** start of DATASET ROWS **
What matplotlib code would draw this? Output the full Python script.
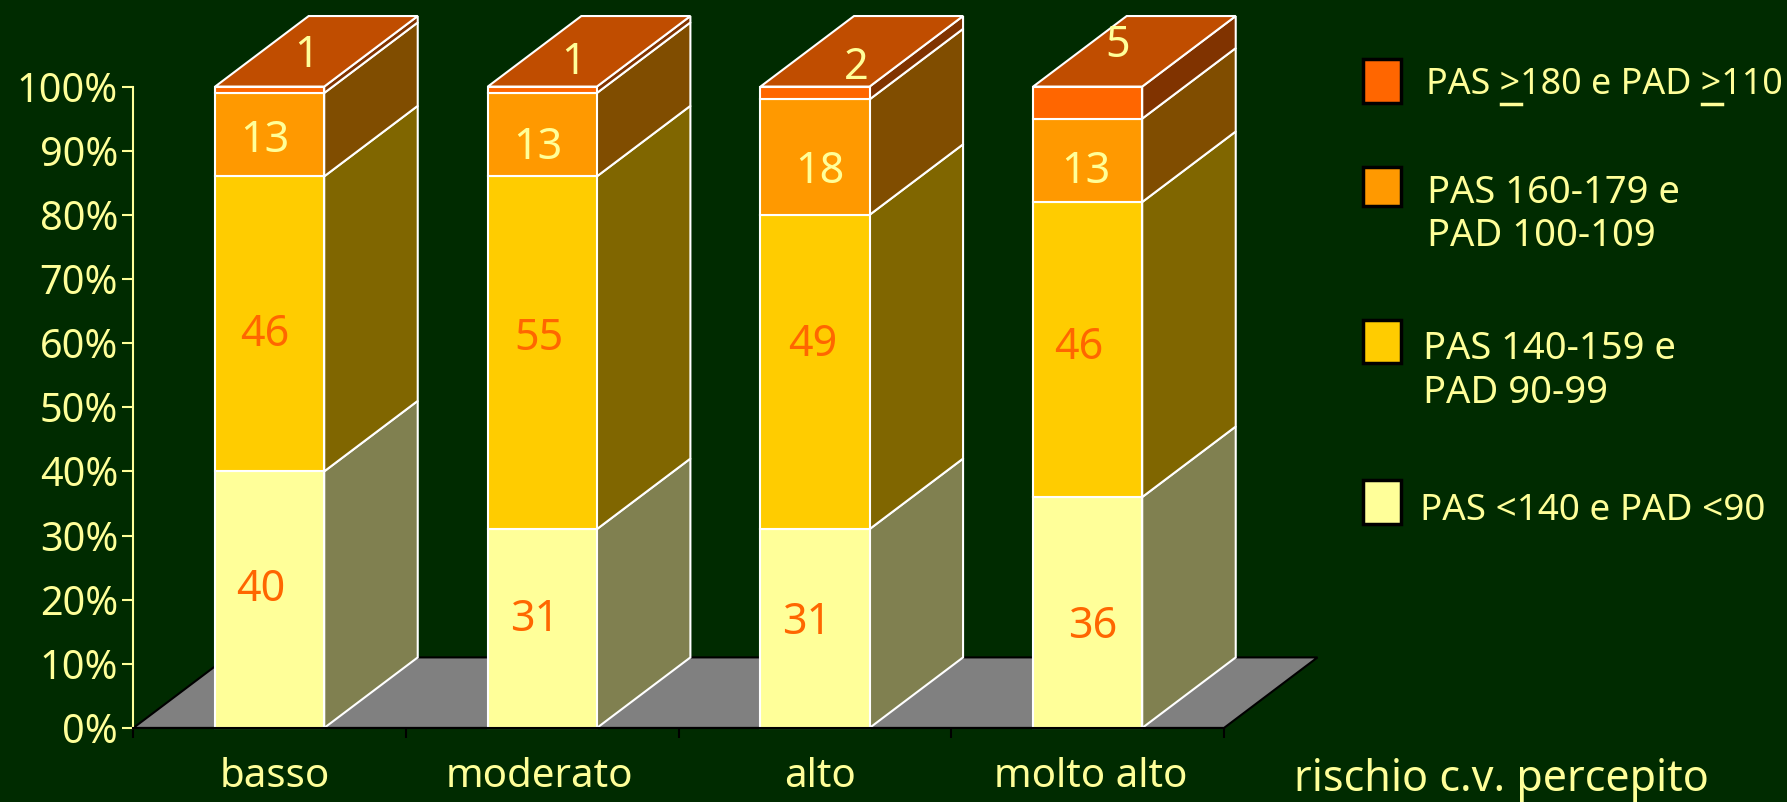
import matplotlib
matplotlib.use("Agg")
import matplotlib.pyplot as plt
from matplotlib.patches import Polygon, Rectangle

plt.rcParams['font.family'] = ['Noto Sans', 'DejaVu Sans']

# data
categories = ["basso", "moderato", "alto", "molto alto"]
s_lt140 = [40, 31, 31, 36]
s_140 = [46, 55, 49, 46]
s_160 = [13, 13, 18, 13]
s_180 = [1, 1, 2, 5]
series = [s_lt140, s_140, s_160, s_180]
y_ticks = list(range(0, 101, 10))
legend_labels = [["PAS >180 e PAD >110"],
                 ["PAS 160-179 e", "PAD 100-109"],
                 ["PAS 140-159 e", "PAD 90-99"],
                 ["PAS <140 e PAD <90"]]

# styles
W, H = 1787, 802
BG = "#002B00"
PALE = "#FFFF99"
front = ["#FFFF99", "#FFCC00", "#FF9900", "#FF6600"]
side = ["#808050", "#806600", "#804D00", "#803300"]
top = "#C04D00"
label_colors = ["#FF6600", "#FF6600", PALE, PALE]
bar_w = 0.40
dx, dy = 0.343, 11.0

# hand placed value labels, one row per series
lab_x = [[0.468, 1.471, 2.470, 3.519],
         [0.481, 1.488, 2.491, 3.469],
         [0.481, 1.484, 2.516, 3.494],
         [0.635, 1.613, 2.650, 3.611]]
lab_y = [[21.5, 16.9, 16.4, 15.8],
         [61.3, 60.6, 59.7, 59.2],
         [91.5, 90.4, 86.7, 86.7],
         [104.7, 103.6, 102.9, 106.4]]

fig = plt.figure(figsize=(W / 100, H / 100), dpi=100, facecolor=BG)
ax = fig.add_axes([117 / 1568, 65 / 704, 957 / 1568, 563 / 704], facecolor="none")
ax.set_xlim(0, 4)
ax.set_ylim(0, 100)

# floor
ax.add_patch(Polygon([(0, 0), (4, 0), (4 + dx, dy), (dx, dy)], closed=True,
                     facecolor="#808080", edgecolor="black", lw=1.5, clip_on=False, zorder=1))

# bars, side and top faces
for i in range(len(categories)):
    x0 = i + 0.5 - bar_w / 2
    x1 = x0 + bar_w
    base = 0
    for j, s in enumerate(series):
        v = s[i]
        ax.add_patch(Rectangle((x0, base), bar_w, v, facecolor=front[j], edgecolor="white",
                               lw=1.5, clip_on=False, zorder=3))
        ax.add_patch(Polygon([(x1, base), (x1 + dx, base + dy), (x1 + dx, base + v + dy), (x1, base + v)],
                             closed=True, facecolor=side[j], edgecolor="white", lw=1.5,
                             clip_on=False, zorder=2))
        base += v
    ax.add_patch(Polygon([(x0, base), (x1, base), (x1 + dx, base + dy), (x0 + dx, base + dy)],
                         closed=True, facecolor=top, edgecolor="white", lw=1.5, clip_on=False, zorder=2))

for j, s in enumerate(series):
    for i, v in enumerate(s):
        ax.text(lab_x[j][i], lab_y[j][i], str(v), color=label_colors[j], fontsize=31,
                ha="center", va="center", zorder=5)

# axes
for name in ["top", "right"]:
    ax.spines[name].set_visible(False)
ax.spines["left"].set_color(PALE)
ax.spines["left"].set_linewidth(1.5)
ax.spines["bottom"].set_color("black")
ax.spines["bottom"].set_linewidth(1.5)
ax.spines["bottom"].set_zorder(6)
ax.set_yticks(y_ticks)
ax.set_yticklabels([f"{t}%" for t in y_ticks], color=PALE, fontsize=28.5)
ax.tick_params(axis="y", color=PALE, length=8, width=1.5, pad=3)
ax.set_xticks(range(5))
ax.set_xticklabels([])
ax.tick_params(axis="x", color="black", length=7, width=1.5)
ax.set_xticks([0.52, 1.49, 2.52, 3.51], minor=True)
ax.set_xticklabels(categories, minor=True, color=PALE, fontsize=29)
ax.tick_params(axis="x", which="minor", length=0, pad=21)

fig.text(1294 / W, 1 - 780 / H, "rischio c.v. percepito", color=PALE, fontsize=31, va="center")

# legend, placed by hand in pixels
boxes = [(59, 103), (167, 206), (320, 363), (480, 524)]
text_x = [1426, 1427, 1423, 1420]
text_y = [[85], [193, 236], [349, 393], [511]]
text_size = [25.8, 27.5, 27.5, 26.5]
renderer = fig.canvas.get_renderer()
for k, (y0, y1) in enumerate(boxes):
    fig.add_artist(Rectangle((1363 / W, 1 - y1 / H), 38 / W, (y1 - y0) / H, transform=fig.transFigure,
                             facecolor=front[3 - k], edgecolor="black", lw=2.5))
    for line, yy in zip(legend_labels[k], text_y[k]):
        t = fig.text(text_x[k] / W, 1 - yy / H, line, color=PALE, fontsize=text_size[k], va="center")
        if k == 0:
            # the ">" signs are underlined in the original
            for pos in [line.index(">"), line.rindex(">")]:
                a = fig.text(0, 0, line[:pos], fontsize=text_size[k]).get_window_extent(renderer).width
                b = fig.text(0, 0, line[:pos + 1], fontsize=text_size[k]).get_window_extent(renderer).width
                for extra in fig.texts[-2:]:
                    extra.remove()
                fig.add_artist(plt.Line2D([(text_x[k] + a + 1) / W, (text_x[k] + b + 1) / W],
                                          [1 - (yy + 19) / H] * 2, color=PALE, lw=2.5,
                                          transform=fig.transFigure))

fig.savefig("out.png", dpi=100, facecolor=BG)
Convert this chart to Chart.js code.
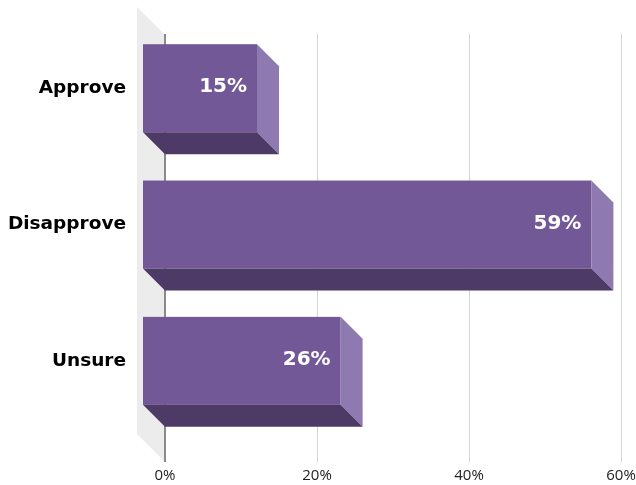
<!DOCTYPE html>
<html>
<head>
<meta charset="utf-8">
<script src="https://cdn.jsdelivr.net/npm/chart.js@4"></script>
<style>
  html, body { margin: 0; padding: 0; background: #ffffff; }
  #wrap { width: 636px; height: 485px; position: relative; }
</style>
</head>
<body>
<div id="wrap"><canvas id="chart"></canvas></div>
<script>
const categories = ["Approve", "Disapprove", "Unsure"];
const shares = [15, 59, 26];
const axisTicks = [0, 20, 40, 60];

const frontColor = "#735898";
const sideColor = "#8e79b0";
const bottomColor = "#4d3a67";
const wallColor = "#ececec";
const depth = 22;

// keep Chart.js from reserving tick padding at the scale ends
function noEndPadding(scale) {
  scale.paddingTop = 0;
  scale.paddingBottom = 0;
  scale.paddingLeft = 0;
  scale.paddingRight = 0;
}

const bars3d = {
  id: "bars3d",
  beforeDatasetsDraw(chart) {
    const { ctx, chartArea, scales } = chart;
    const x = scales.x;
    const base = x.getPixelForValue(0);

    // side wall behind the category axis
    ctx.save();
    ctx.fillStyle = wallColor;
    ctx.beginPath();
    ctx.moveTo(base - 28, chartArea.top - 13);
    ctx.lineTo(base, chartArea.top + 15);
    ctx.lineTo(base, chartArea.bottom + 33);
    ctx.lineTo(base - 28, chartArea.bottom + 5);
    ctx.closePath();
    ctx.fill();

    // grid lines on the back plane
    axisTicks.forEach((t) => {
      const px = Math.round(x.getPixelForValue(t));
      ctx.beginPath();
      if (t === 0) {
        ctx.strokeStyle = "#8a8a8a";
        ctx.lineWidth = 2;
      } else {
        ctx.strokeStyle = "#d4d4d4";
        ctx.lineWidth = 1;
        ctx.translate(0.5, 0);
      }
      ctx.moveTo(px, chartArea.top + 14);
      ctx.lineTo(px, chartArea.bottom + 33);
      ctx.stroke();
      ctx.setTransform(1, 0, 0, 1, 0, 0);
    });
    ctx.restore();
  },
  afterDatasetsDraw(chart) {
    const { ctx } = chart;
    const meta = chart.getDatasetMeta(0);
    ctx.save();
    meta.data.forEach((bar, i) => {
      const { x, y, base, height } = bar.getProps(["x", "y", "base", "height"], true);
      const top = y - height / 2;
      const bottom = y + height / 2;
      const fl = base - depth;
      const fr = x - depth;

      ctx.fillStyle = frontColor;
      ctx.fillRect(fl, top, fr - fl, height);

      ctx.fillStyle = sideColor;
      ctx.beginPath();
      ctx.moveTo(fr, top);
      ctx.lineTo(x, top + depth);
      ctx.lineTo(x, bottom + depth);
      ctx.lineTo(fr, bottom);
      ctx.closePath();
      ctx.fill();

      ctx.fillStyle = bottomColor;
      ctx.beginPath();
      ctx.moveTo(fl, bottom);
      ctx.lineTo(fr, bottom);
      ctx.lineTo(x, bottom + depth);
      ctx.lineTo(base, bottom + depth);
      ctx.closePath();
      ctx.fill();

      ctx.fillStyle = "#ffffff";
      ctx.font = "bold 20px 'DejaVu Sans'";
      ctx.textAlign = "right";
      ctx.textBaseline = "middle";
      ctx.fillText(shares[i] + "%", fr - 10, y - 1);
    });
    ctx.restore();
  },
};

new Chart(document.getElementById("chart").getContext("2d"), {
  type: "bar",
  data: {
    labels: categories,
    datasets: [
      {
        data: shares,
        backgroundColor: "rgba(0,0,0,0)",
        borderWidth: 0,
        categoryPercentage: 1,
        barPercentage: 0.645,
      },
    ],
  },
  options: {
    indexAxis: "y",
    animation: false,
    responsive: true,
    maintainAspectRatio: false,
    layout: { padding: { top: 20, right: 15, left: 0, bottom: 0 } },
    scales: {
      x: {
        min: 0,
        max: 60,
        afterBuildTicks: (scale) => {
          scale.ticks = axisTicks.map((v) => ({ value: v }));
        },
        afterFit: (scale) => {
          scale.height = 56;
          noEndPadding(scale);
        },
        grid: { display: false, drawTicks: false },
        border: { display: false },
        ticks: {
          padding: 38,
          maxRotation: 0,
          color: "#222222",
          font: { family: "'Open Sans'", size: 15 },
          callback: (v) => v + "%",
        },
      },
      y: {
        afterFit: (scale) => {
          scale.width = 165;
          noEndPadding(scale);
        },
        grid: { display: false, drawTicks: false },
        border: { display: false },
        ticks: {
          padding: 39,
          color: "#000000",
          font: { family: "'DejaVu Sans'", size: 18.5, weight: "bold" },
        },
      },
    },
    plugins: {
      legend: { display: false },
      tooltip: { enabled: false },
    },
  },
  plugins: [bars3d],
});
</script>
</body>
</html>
** end of DATASET ROWS **
Without the pictures, return the listing above from its first line through the line that has "plt.rcParams['font.family'] = ['Noto".

What matplotlib code would draw this? Output the full Python script.
import matplotlib
matplotlib.use("Agg")
import matplotlib.pyplot as plt
from matplotlib.patches import Polygon, Rectangle

plt.rcParams['font.family'] = ['Noto Sans', 'DejaVu Sans']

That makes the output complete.